国立音楽大学声楽科卒業。同大学院修士課程独歌曲専攻修了。ドイツデットモルト音楽大学卒業。ケルン音楽大学マスタークラスにてリート解釈法の研鑽を積み、帰国後東京、札幌等で毎年リサイタルを開催。平成14年度文化庁芸術祭優秀賞受賞。また国立音楽大学准教授として長年後進の育成に携わっている。

生涯の恩師との出会い

小3より中3までHBC少年少女合唱団、中学校では聖歌隊に所属して、歌には関心がありました。中2の時に高校の音楽科に進みたいと思い、音楽担当の須田實先生に相談。声楽科が良いのではとアドバイスを受け、生涯の恩師となる青木恵美子先生に出会いました。

先生はドイツ歌曲が専門で、「いつかドイツに行って勉強できるように」と、手取り足取り熱心に指導してくださいました。中学の卒業式で「城ケ島の雨」を歌ったことは、後に先生方の間で語り継がれていたようです。

高校の音楽科に進み、国立音楽大学入学を目標に掲げて、仲間同士で切磋琢磨して勉強一筋の高校生活でした。地方都市である札幌でも、先生方に恵まれ、質の高い勉強ができていたことに後から気づきました。

 

リサイタル開催とドイツ歌曲の魅力

▲国立音楽大学の学生にレッスン中の長島さん。熱い指導は発声など基礎の力を高め、やがて「歌う喜び」につながる。

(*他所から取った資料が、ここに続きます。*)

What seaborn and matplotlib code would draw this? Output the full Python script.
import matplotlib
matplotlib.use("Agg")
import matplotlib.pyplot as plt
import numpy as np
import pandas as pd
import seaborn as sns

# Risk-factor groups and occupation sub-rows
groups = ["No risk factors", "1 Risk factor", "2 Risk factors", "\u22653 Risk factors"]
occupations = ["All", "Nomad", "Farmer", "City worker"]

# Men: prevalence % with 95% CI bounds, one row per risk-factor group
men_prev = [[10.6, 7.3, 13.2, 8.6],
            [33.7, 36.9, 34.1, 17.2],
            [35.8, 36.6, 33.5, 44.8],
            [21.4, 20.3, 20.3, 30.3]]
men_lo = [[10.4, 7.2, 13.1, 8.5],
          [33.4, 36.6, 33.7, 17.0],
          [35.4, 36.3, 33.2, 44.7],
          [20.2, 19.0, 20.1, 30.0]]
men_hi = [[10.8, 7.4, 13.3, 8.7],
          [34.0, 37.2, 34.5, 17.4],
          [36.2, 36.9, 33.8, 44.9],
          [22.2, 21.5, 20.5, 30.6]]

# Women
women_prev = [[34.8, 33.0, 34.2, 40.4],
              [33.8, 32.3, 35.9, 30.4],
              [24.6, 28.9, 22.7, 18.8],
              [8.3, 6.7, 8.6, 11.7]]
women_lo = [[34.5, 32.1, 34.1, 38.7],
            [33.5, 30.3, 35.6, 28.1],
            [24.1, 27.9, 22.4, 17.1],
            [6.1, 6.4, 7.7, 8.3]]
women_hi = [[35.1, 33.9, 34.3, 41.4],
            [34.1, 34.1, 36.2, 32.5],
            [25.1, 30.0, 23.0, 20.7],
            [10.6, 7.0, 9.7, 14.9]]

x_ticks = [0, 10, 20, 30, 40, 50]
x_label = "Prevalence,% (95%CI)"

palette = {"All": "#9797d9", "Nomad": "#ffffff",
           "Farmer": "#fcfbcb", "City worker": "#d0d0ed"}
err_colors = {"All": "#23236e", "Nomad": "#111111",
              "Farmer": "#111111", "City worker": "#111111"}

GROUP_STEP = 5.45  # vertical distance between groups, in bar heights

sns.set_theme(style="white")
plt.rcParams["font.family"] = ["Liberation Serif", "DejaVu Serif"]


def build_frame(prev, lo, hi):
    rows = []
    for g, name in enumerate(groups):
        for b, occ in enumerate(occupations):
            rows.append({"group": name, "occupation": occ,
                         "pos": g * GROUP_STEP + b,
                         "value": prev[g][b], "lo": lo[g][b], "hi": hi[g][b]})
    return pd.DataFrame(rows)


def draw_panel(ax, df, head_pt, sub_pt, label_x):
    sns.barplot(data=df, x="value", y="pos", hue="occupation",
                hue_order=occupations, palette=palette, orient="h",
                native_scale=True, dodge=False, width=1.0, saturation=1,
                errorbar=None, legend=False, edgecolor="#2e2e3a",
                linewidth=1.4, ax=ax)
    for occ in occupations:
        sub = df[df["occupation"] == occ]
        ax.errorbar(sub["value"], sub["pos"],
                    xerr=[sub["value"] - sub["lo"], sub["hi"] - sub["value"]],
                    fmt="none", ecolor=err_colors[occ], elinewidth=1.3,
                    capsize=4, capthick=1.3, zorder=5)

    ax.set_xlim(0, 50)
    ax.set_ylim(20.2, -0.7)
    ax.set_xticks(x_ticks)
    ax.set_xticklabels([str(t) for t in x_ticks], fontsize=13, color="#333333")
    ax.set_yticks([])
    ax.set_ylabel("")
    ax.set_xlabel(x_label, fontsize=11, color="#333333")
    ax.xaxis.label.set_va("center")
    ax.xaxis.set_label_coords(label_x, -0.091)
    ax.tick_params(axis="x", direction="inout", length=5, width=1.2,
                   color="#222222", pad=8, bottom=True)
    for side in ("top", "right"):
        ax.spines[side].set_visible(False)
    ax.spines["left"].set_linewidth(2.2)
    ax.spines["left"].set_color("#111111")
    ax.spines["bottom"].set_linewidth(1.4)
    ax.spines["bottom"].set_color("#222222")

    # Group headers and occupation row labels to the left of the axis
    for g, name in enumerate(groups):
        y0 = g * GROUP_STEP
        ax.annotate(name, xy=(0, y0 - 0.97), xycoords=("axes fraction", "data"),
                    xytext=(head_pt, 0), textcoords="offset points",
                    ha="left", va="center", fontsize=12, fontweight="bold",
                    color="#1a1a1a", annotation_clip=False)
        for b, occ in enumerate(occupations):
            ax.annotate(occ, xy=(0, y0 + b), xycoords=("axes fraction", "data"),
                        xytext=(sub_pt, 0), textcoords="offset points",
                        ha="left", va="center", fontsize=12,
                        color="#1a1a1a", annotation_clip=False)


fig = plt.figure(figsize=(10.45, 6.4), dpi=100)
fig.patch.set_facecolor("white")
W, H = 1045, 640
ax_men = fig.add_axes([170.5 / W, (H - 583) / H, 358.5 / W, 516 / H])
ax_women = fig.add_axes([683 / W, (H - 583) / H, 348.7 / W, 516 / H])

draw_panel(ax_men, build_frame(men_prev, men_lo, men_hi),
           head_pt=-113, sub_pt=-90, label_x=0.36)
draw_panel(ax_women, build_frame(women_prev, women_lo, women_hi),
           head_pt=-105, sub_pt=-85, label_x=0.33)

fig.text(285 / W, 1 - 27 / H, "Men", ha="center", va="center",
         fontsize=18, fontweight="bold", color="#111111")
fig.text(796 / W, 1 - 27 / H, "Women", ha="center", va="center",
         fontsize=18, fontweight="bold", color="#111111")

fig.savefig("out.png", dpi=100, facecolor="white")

国立音楽大学で6年間学び、その後ドイツに留学。帰国後、毎年ドイツ歌曲のリサイタルを開いていますが、それに向けての準備、そしてステージで歌っている時が最も幸せだと思えるようになりました。「世紀末から20世紀へ」というリサイタルシリーズを15回続け、19世紀末から20世紀に書かれた歌曲を中心に、のべ40人の作曲家を取り上げました。あまり取り上げられることが多くないこれらの作品はとても魅力的です。

作曲家ヴィクトル・ウルマンの歌曲もその一つです。以前、彼が収容されていたチェコのテレジーン収容所を訪れました。いつ自分の命が絶たれるのか分からない状況で、五線紙すら調達するのが困難だった中で、何と美しい歌曲を書いたのだろう。この曲を演奏するたびに彼の当時の状況に思いを馳せ、あの時見た美しい夕焼けを思い出し、ウルマンも鉄格子越しに夕焼けを見たであろうと、胸が締め付けられるような気持ちになりました。

 

学生たちが歌う喜びを体得するまで

指導者としては、母校の国立音楽大学で20年以上教えています。学生が歌う喜びを体得するためには基礎の力が大切だと信じ、歌の発声、ディクションに力を入れています。妥協を許さず厳しく教えることがモットーでしたが、最近の学生と共に私も変わったのか、昔の生徒に「先生も優しくなりましたね」と言われることもあります。4年間で、その後一生歌と関わっていけるような下地を作るのが、自分の役目だと思っています。

 

「マイグレの会」がつなぐ音楽の絆

現在の私のクラスには卒業後も歌を続けていきたい学生が多く、音楽以外の職に就きながら自分にできる範囲で歌い続けている卒業生もいます。そこで、年に一度、「マイグレの会」という発表会を行っています。マイグレはドイツ語の「すずらん」の略で、北海道出身の私にちなみ、会を設立し出演を続けている生徒たちと考えた名前です。2018年1月で22回目となりますが、毎年40人以上の卒業生が出演し、彼女らの歌を久しぶりに聴き、近況報告も楽しみです。

私は北星女子に入って、先生方、友達に恵まれ、音楽の勉強の楽しさを知ると同時に人間として成長することができました。北星の同級生とは今も絆が深く、演奏会を開くたびに必ず駆けつけてくれます。

何事も本物を究めるのには時間がかかります。音楽を志す若い方には、小さな結果に一喜一憂せず、長い目で見て勉強を続けてほしいですね。

 

※記事中の所属・役職等は2018年2月、本校制作の冊子『130人の私が輝く仕事』掲載のものです。